La posible nominación de Donald Trump al Premio Nobel de la Paz por su mediación en el primer acercamiento entre Hamas e Israel ha encendido un debate global. ¿Puede alguien que divide a su propio país ser reconocido como artífice de la paz en otro territorio?
Es innegable que el entendimiento preliminar entre Israel y Hamas, con mediación de Qatar, Egipto y Estados Unidos, representa un paso importante hacia la estabilidad en Medio Oriente. Pero también es cierto que Washington —y en particular Trump— rara vez actúan sin una agenda detrás.
Durante su mandato, Trump promovió un nacionalismo extremo, endureció las políticas migratorias y alentó discursos que fracturaron el tejido social estadounidense. Muchos recuerdan aún las redadas masivas contra inmigrantes, el muro fronterizo y la retórica de “América primero” que terminó justificando posturas abiertamente supremacistas.

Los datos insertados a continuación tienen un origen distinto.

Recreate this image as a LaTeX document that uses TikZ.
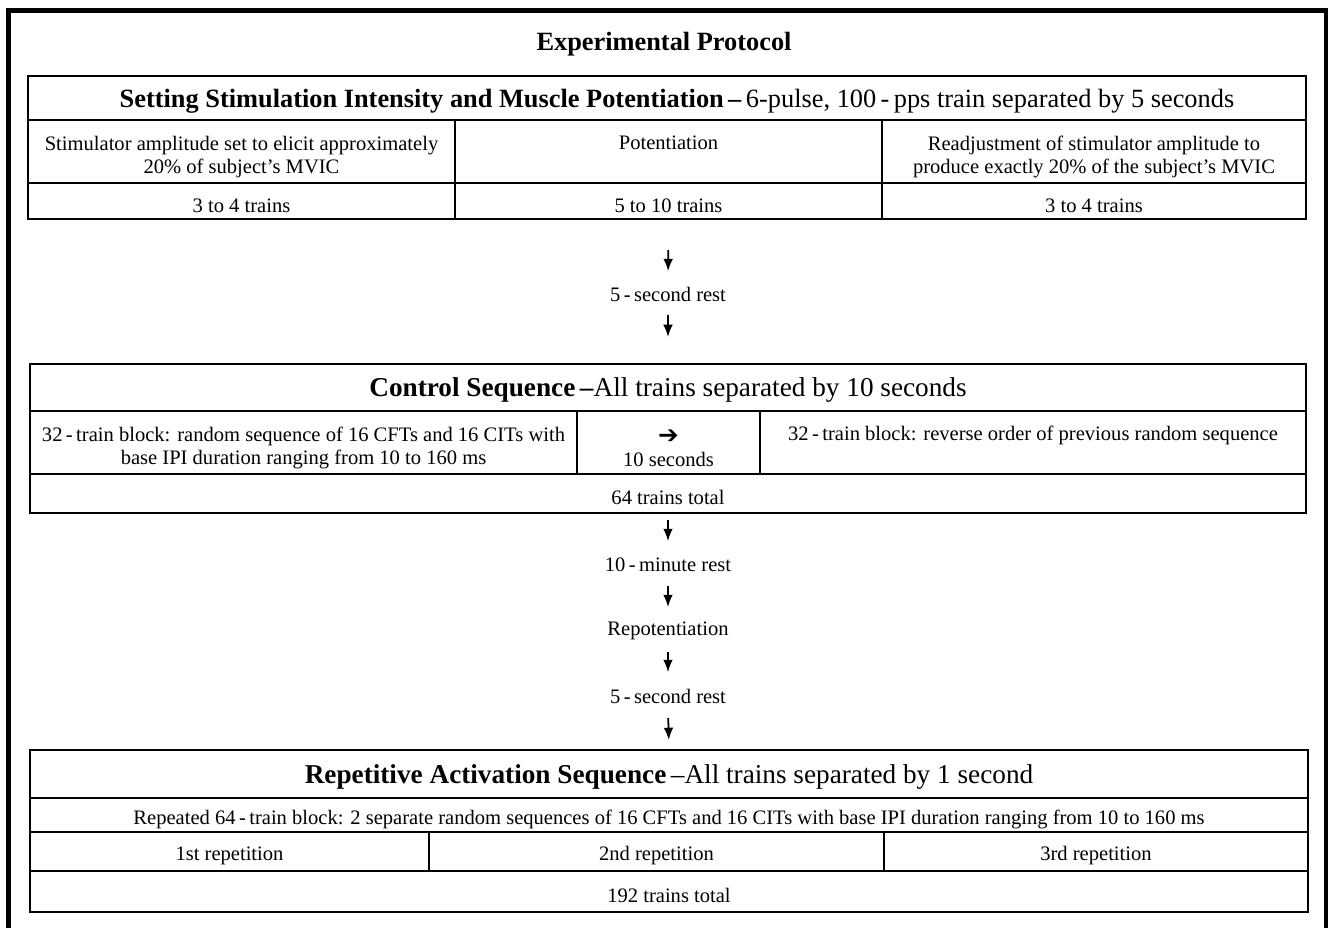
\documentclass[tikz,border=0pt]{standalone}
\usepackage{fontspec}
\setmainfont{Liberation Serif}
\newfontfamily\symfont{DejaVu Sans}
\usetikzlibrary{positioning,arrows.meta}

\begin{document}
\begin{tikzpicture}[>={Latex[length=7pt,width=5.5pt]}, line width=1pt,
  font=\fontsize{11.7}{13.2}\selectfont,
  hdr/.style={draw, anchor=north west, inner sep=0pt, outer sep=0pt, text height=14pt, font=\fontsize{15.5}{18}\selectfont},
  cell/.style={draw, anchor=north west, inner sep=0pt, outer sep=0pt, text height=13pt, align=center},
  twoline/.style={text height=27.8pt},
  rest/.style={inner sep=0pt, minimum height=0.44cm}]
\useasboundingbox (0,0) rectangle (26.56,-18.56);
% outer frame, open at the bottom
\draw[line width=0.1cm] (0.17,-18.56) -- (0.17,-0.21) -- (26.52,-0.21) -- (26.52,-18.56);
\node[font=\fontsize{15}{18}\selectfont\bfseries] (title) at (13.28,-0.88) {Experimental Protocol};

% stimulation intensity and potentiation
\node[hdr, font=\fontsize{15}{18}\selectfont, minimum width=25.56cm, minimum height=0.88cm] (hdr1) at (0.56,-1.52) {\hspace*{0.4cm}\textbf{Setting Stimulation Intensity and Muscle Potentiation\,--}\,6-pulse, 100\,-\,pps train separated by 5 seconds};
\node[cell, twoline, minimum width=8.54cm, minimum height=1.26cm] (set1) at (0.56,-2.40) {Stimulator amplitude set to elicit approximately\\20\% of subject's MVIC};
\node[cell, twoline, minimum width=8.54cm, minimum height=1.26cm] (set2) at (9.10,-2.40) {Potentiation\\\strut};
\node[cell, twoline, minimum width=8.48cm, minimum height=1.26cm] (set3) at (17.64,-2.40) {Readjustment of stimulator amplitude to\\produce exactly 20\% of the subject's MVIC};
\node[cell, minimum width=8.54cm, minimum height=0.72cm] (num1) at (0.56,-3.66) {3 to 4 trains};
\node[cell, minimum width=8.54cm, minimum height=0.72cm] (num2) at (9.10,-3.66) {5 to 10 trains};
\node[cell, minimum width=8.48cm, minimum height=0.72cm] (num3) at (17.64,-3.66) {3 to 4 trains};

\node[rest] (rest1) at (13.36,-5.88) {5\,-\,second rest};

% control sequence
\node[hdr, minimum width=25.52cm, minimum height=0.94cm] (hdr2) at (0.60,-7.28) {\textbf{Control Sequence\,--}All trains separated by 10 seconds};
\node[cell, twoline, minimum width=10.94cm, minimum height=1.26cm] (ctl1) at (0.60,-8.22) {32\,-\,train block: random sequence of 16 CFTs and 16 CITs with\\base IPI duration ranging from 10 to 160 ms};
\node[cell, twoline, minimum width=3.66cm, minimum height=1.26cm] (ctl2) at (11.54,-8.22) {{\symfont\fontsize{14}{13.2}\selectfont ➔}\\10 seconds};
\node[cell, twoline, minimum width=10.92cm, minimum height=1.26cm] (ctl3) at (15.20,-8.22) {32\,-\,train block: reverse order of previous random sequence\\\strut};
\node[cell, minimum width=25.52cm, minimum height=0.78cm] (tot2) at (0.60,-9.48) {64 trains total};

\node[rest] (rest10) at (13.36,-11.30) {10\,-\,minute rest};
\node[rest] (repot)  at (13.36,-12.62) {Repotentiation};
\node[rest] (rest5)  at (13.36,-13.92) {5\,-\,second rest};

% repetitive activation sequence
\node[hdr, minimum width=25.56cm, minimum height=0.96cm] (hdr3) at (0.60,-15.00) {\textbf{Repetitive Activation Sequence}\,--All trains separated by 1 second};
\node[cell, minimum width=25.56cm, minimum height=0.68cm] (blk) at (0.60,-15.96) {Repeated 64\,-\,train block: 2 separate random sequences of 16 CFTs and 16 CITs with base IPI duration ranging from 10 to 160 ms};
\node[cell, minimum width=7.98cm, minimum height=0.78cm] (rep1) at (0.60,-16.64) {1st repetition};
\node[cell, minimum width=9.10cm, minimum height=0.78cm] (rep2) at (8.58,-16.64) {2nd repetition};
\node[cell, minimum width=8.48cm, minimum height=0.78cm] (rep3) at (17.68,-16.64) {3rd repetition};
\node[cell, minimum width=25.56cm, minimum height=0.82cm] (tot3) at (0.60,-17.42) {192 trains total};

\draw[->, shorten <=0.62cm, shorten >=0.22cm] (num2.south) -- (rest1.north);
\draw[->, shorten <=0.18cm, shorten >=0.54cm] (rest1.south) -- (hdr2.north);
\draw[->, shorten <=0.14cm, shorten >=0.24cm] (tot2.south) -- (rest10.north);
\draw[->, shorten <=0.18cm, shorten >=0.24cm] (rest10.south) -- (repot.north);
\draw[->, shorten <=0.18cm, shorten >=0.24cm] (repot.south) -- (rest5.north);
\draw[->, shorten <=0.20cm, shorten >=0.20cm] (rest5.south) -- (hdr3.north);
\end{tikzpicture}
\end{document}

Paradójicamente, hoy se lo presenta como un pacificador. ¿Debe la comunidad internacional premiar un gesto diplomático aislado, sin considerar el historial de quien lo impulsa? ¿Puede la paz en un país ser construida por quien fomenta la confrontación en el suyo?
Reconocer su papel en un eventual alto el fuego en Gaza sería, sin duda, un gesto político potente. Pero un Nobel de la Paz implica algo más que una estrategia oportuna: supone coherencia ética, compromiso humano y vocación de reconciliación.
Tal vez Trump haya contribuido a abrir una puerta, pero la verdadera paz —como el verdadero liderazgo— se mide no solo por los acuerdos que se firman, sino por las heridas que se sanan.